■ To be done: Retype the whole listing verbatim and keep the pictures out of it.

■ Supplied material:
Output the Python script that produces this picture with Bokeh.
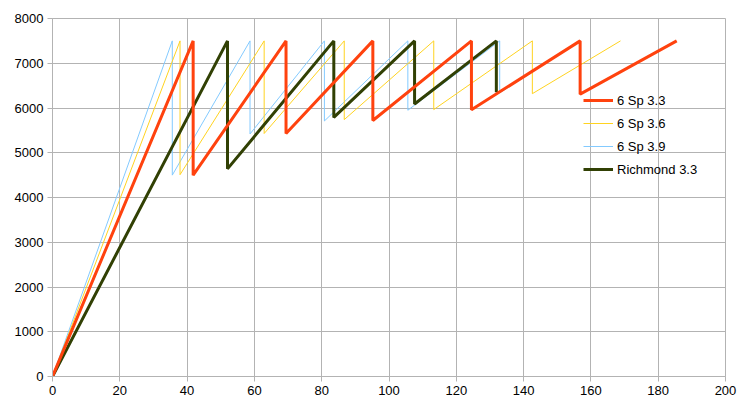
from bokeh.plotting import figure
from bokeh.models import Range1d, FixedTicker, Legend, LegendItem
from bokeh.embed import file_html
from bokeh.resources import INLINE

# Speed (x) vs engine rpm (y), sawtooth per gear
sp33_x = [0, 41.8, 41.8, 69.4, 69.4, 95.2, 95.2, 124.5, 124.5, 156.8, 156.8, 185.5]
sp33_y = [0, 7500, 4500, 7500, 5430, 7500, 5720, 7500, 5960, 7500, 6310, 7500]

sp36_x = [0, 37.9, 37.9, 62.9, 62.9, 86.7, 86.7, 113.3, 113.3, 142.6, 142.6, 168.8]
sp36_y = [0, 7500, 4510, 7500, 5430, 7500, 5740, 7500, 5965, 7500, 6320, 7500]

sp39_x = [0, 35.6, 35.6, 58.7, 58.7, 80.8, 80.8, 105.6, 105.6, 132.9, 132.9, 157.0]
sp39_y = [0, 7500, 4500, 7500, 5420, 7500, 5710, 7500, 5950, 7500, 6340, 7500]

rich_x = [0, 52.0, 52.0, 83.6, 83.6, 107.6, 107.6, 131.9, 131.9]
rich_y = [0, 7500, 4640, 7500, 5790, 7500, 6090, 7500, 6350]

series_names = ["6 Sp 3.3", "6 Sp 3.6", "6 Sp 3.9", "Richmond 3.3"]
x_ticks = list(range(0, 201, 20))
y_ticks = list(range(0, 8001, 1000))

GRID = "#b3b3b3"
FONT = "Liberation Sans"

p = figure(width=743, height=412, output_backend="svg", toolbar_location=None,
           x_range=Range1d(0, 200), y_range=Range1d(0, 8000),
           min_border_left=52, min_border_right=18, min_border_top=18, min_border_bottom=36)
p.background_fill_color = "white"
p.border_fill_color = "white"
p.outline_line_color = GRID
p.outline_line_width = 1

for ax in (p.xaxis[0], p.yaxis[0]):
    ax.axis_line_color = GRID
    ax.major_tick_line_color = GRID
    ax.major_tick_out = 5
    ax.major_tick_in = 0
    ax.minor_tick_line_color = None
    ax.major_label_text_font = FONT
    ax.major_label_text_font_size = "13px"
    ax.major_label_text_color = "#000000"
    ax.major_label_standoff = 4
p.xaxis.ticker = FixedTicker(ticks=x_ticks)
p.yaxis.ticker = FixedTicker(ticks=y_ticks)

p.xgrid.ticker = FixedTicker(ticks=x_ticks)
p.ygrid.ticker = FixedTicker(ticks=y_ticks)
p.xgrid.grid_line_color = GRID
p.ygrid.grid_line_color = GRID

r39 = p.line(sp39_x, sp39_y, line_color="#83caff", line_width=1)
r36 = p.line(sp36_x, sp36_y, line_color="#ffd320", line_width=1)
rr = p.line(rich_x, rich_y, line_color="#314004", line_width=3)
r33 = p.line(sp33_x, sp33_y, line_color="#ff420e", line_width=3)

legend = Legend(items=[LegendItem(label=series_names[0], renderers=[r33]),
                       LegendItem(label=series_names[1], renderers=[r36]),
                       LegendItem(label=series_names[2], renderers=[r39]),
                       LegendItem(label=series_names[3], renderers=[rr])],
                location=(531, 197))
legend.padding = 0
legend.margin = 0
legend.spacing = 3
legend.glyph_width = 30
legend.glyph_height = 20
legend.label_height = 20
legend.label_standoff = 4
legend.label_text_font = FONT
legend.label_text_font_size = "13px"
legend.label_text_color = "#000000"
legend.border_line_alpha = 0
legend.background_fill_alpha = 0
p.add_layout(legend, "center")

open("out.html", "w").write(file_html(p, INLINE))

■ Solved exercise:
Output the Python script that produces this picture with Bokeh.
from bokeh.plotting import figure
from bokeh.models import Range1d, FixedTicker, Legend, LegendItem
from bokeh.embed import file_html
from bokeh.resources import INLINE

# Speed (x) vs engine rpm (y), sawtooth per gear
sp33_x = [0, 41.8, 41.8, 69.4, 69.4, 95.2, 95.2, 124.5, 124.5, 156.8, 156.8, 185.5]
sp33_y = [0, 7500, 4500, 7500, 5430, 7500, 5720, 7500, 5960, 7500, 6310, 7500]

sp36_x = [0, 37.9, 37.9, 62.9, 62.9, 86.7, 86.7, 113.3, 113.3, 142.6, 142.6, 168.8]
sp36_y = [0, 7500, 4510, 7500, 5430, 7500, 5740, 7500, 5965, 7500, 6320, 7500]

sp39_x = [0, 35.6, 35.6, 58.7, 58.7, 80.8, 80.8, 105.6, 105.6, 132.9, 132.9, 157.0]
sp39_y = [0, 7500, 4500, 7500, 5420, 7500, 5710, 7500, 5950, 7500, 6340, 7500]

rich_x = [0, 52.0, 52.0, 83.6, 83.6, 107.6, 107.6, 131.9, 131.9]
rich_y = [0, 7500, 4640, 7500, 5790, 7500, 6090, 7500, 6350]

series_names = ["6 Sp 3.3", "6 Sp 3.6", "6 Sp 3.9", "Richmond 3.3"]
x_ticks = list(range(0, 201, 20))
y_ticks = list(range(0, 8001, 1000))

GRID = "#b3b3b3"
FONT = "Liberation Sans"

p = figure(width=743, height=412, output_backend="svg", toolbar_location=None,
           x_range=Range1d(0, 200), y_range=Range1d(0, 8000),
           min_border_left=52, min_border_right=18, min_border_top=18, min_border_bottom=36)
p.background_fill_color = "white"
p.border_fill_color = "white"
p.outline_line_color = GRID
p.outline_line_width = 1

for ax in (p.xaxis[0], p.yaxis[0]):
    ax.axis_line_color = GRID
    ax.major_tick_line_color = GRID
    ax.major_tick_out = 5
    ax.major_tick_in = 0
    ax.minor_tick_line_color = None
    ax.major_label_text_font = FONT
    ax.major_label_text_font_size = "13px"
    ax.major_label_text_color = "#000000"
    ax.major_label_standoff = 4
p.xaxis.ticker = FixedTicker(ticks=x_ticks)
p.yaxis.ticker = FixedTicker(ticks=y_ticks)

p.xgrid.ticker = FixedTicker(ticks=x_ticks)
p.ygrid.ticker = FixedTicker(ticks=y_ticks)
p.xgrid.grid_line_color = GRID
p.ygrid.grid_line_color = GRID

r39 = p.line(sp39_x, sp39_y, line_color="#83caff", line_width=1)
r36 = p.line(sp36_x, sp36_y, line_color="#ffd320", line_width=1)
rr = p.line(rich_x, rich_y, line_color="#314004", line_width=3)
r33 = p.line(sp33_x, sp33_y, line_color="#ff420e", line_width=3)

legend = Legend(items=[LegendItem(label=series_names[0], renderers=[r33]),
                       LegendItem(label=series_names[1], renderers=[r36]),
                       LegendItem(label=series_names[2], renderers=[r39]),
                       LegendItem(label=series_names[3], renderers=[rr])],
                location=(531, 197))
legend.padding = 0
legend.margin = 0
legend.spacing = 3
legend.glyph_width = 30
legend.glyph_height = 20
legend.label_height = 20
legend.label_standoff = 4
legend.label_text_font = FONT
legend.label_text_font_size = "13px"
legend.label_text_color = "#000000"
legend.border_line_alpha = 0
legend.background_fill_alpha = 0
p.add_layout(legend, "center")

open("out.html", "w").write(file_html(p, INLINE))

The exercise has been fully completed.